Appreciation of achievement
One of the disappointing aspects of the book is its failure to celebrate the achievement of this family firm. It is a shame that business historians seem to look for evidence of family introversion and caution. Fruin offers the performance of Kikkoman in the 20th century to corroborate the lackluster performance of French family business during the eighteenth to twentieth centuries. One wonders what exactly it is that a family firm has to do or achieve to be successful if over 300 years of enterprise and global brand leadership are simply not enough. It is regrettable that the business historians, who should represent a rich scholarly stream of knowledge for today's family business readership, choose to reinforce the harmful negativism that does so many family enterprises a disservice. Of course, there are cautious, introverted family firms, but it is time to see some appreciation for other characteristics, such as the ability to maintain stability within the family, community and industry: then such enterprising firms like Kikkoman will be seen to underpin most of the world's economies rather than retard them.

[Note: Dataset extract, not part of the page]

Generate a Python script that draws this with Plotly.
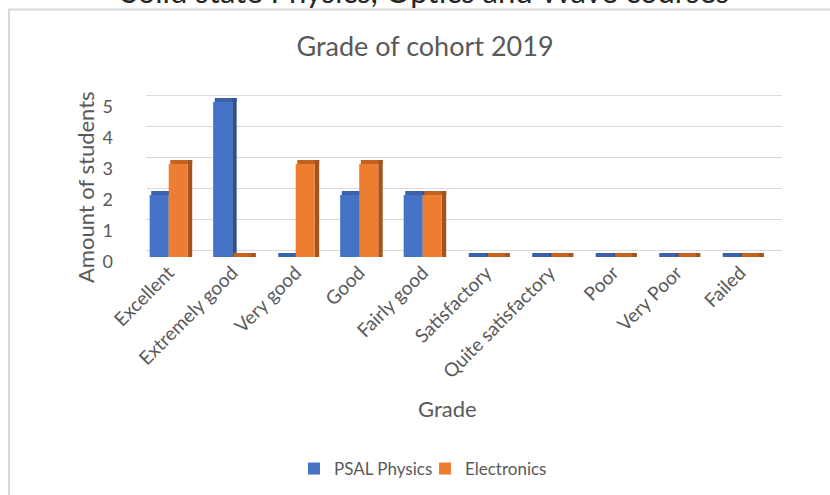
import plotly.graph_objects as go

# ---- data ----
categories = ["Excellent", "Extremely good", "Very good", "Good", "Fairly good",
              "Satisfactory", "Quite satisfactory", "Poor", "Very Poor", "Failed"]
psal_physics = [2, 5, 0, 2, 2, 0, 0, 0, 0, 0]
electronics = [3, 0, 3, 3, 2, 0, 0, 0, 0, 0]
y_ticks = [0, 1, 2, 3, 4, 5]

page_title = "Solid state Physics, Optics and Wave courses"
chart_title = "Grade of cohort 2019"
x_title = "Grade"
y_title = "Amount of students"

# ---- layout geometry (window pixels) ----
W, H = 830, 495
PLOT_X0, PLOT_X1 = 146, 782        # back-wall extent (gridlines)
PLOT_Y0, PLOT_Y1 = 92, 270         # plot area incl. room for shifted labels
BASE_Y = 257                       # pixel of value 0 on the bar front faces
PX_PER_UNIT = 31.0                 # vertical pixels per student
CAT_PX = 63.5                      # horizontal pixels per category
FIRST_CAT_X = 168.7                # pixel of the first category centre
GRID_SHIFT = 7                     # back-wall gridlines sit higher
LABEL_SHIFT = -5                   # tick labels sit lower

L = PLOT_X0
R = W - PLOT_X1
T = PLOT_Y0
B = H - PLOT_Y1
PW = PLOT_X1 - PLOT_X0
PH = PLOT_Y1 - PLOT_Y0


def fx(px):
    return (px - PLOT_X0) / PW


def fy(py):
    return (PLOT_Y1 - py) / PH


def yrange(zero_px):
    lo = -(PLOT_Y1 - zero_px) / PX_PER_UNIT
    return [lo, lo + PH / PX_PER_UNIT]


x_lo = -(FIRST_CAT_X - PLOT_X0) / CAT_PX
x_range = [x_lo, x_lo + PW / CAT_PX]

GREY = "#595959"
FONT = "Lato"
CAP = 0.13  # depth of the pseudo-3D top face (in value units)

series = [
    ("PSAL Physics", psal_physics, "#4472C4", "#2E5090", "#3A62AC", -0.3),
    ("Electronics", electronics, "#ED7D31", "#A3531D", "#C4621E", 0.0),
]

fig = go.Figure()

# invisible helper traces so the gridline axis (y) and label axis (y3) render
for ax in ("y", "y3"):
    fig.add_scatter(x=[categories[0]] * len(y_ticks), y=y_ticks, yaxis=ax,
                    mode="markers", marker=dict(size=1, opacity=0),
                    showlegend=False, hoverinfo="skip")

for name, vals, front, side, top, off in series:
    # top face
    fig.add_bar(x=categories, y=[CAP] * len(vals), base=vals, offset=off + 0.025,
                width=0.3 + 0.045, marker_color=top, marker_line_width=0,
                showlegend=False, hoverinfo="skip", yaxis="y2")
    # side face
    fig.add_bar(x=categories, y=[v + CAP for v in vals], offset=off + 0.3,
                width=0.07, marker_color=side, marker_line_width=0,
                showlegend=False, hoverinfo="skip", yaxis="y2")
    # front face
    fig.add_bar(x=categories, y=vals, offset=off, width=0.3, name=name,
                marker_color=front, marker_line_width=0, yaxis="y2")

fig.update_layout(
    width=W, height=H,
    margin=dict(l=L, r=R, t=T, b=B, autoexpand=False),
    paper_bgcolor="white", plot_bgcolor="rgba(0,0,0,0)",
    barmode="overlay",
    font=dict(family=FONT, color=GREY),
    title=dict(text=chart_title, x=425 / W, xanchor="center",
               y=1 - 47 / H, yanchor="middle", yref="container",
               font=dict(size=27, color=GREY, family=FONT)),
    legend=dict(orientation="h", x=fx(425), xanchor="center",
                y=fy(451), yanchor="top", font=dict(size=17, color=GREY),
                traceorder="normal", entrywidth=86, entrywidthmode="pixels"),
    showlegend=True,
    xaxis=dict(
        type="category", categoryorder="array", categoryarray=categories,
        tickangle=-45, tickfont=dict(size=19, color=GREY),
        showgrid=False, showline=False, zeroline=False, ticks="",
        range=x_range, anchor="free", position=fy(BASE_Y),
    ),
    # back-wall gridlines (base axis, drawn beneath the bars)
    yaxis=dict(
        range=yrange(BASE_Y - GRID_SHIFT), tickvals=y_ticks,
        showgrid=True, gridcolor="#D9D9D9", gridwidth=1,
        zeroline=False, showticklabels=False, showline=False, ticks="",
    ),
    # axis carrying the bars (front faces)
    yaxis2=dict(
        overlaying="y", range=yrange(BASE_Y), showgrid=False, zeroline=False,
        showticklabels=False, showline=False, ticks="",
    ),
    # tick labels
    yaxis3=dict(
        overlaying="y", range=yrange(BASE_Y - LABEL_SHIFT), tickvals=y_ticks,
        showgrid=False, zeroline=False, showline=False, ticks="",
        tickfont=dict(size=18, color=GREY), ticklabelstandoff=32,
    ),
)

fig.add_annotation(text=y_title, textangle=-90, x=fx(85), y=fy(187),
                   xref="paper", yref="paper", xanchor="center", yanchor="middle",
                   showarrow=False, font=dict(size=22, color=GREY))
fig.add_annotation(text=x_title, x=fx(447), y=fy(408),
                   xref="paper", yref="paper", xanchor="center", yanchor="middle",
                   showarrow=False, font=dict(size=22, color=GREY))
fig.add_annotation(text=page_title, x=fx(425), y=fy(-9),
                   xref="paper", yref="paper", xanchor="center", yanchor="middle",
                   showarrow=False, font=dict(size=31, color="#262626"))

# chart-area border
fig.add_shape(type="rect", xref="paper", yref="paper",
              x0=fx(9), y0=fy(9.5), x1=fx(W + 40), y1=fy(H + 40),
              line=dict(color="#D9D9D9", width=2), fillcolor="rgba(0,0,0,0)",
              layer="below")

fig.write_html(
    "out.html",
    config={"displayModeBar": False},
    post_script="document.body.style.margin='0';document.body.style.overflow='hidden';",
)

In fact, Kikkoman is a testament to the achievement over time of entrepreneurialism on a global scale, and to maintaining security and stability over three centuries by constantly re-configuring the structure and infrastructure of family and firm. Until World War II, the Japanese model of family governance (primogeniture, adoption and branch families) removed or controlled the issues of share dilution over the generations and of the supply of suitable and eligible managerial talent – the issues that continually lead to the demise of western family firms. Kikkoman therefore represents an alternative model of the business family where cultural norms in effect controlled some family variables in ways that would be unacceptable in probably all other societies in the world. The role and place of women were controlled in the firm by means of cultural subordination, and the right of eldest males to the leadership position were controlled by the use of adoption and branching of families. It is disappointing that there is so little mention made of the role of women in the history of the firm: it seems that the obvious assumption that their part was negligible and therefore unworthy of comment. Of course the reality is that the role of women was quite profound – without their submission to be "dispatched" in Darwinian fashion to the fittest suitor offering desirable economic characteristics, the firm would have been maladapted to survive in the evolving business world.
This book should serve as an important reference for those who wish to expand their knowledge of the behaviour of business families and the effect of cultural and political imperative on entrepreneurial activities. It also serves as a reminder, in this relatively new field of family business, that much knowledge does already exist about our interest. Yet the interpretations of current research and writings need to be continually challenged in the light of new perspectives which emerge as the field grows.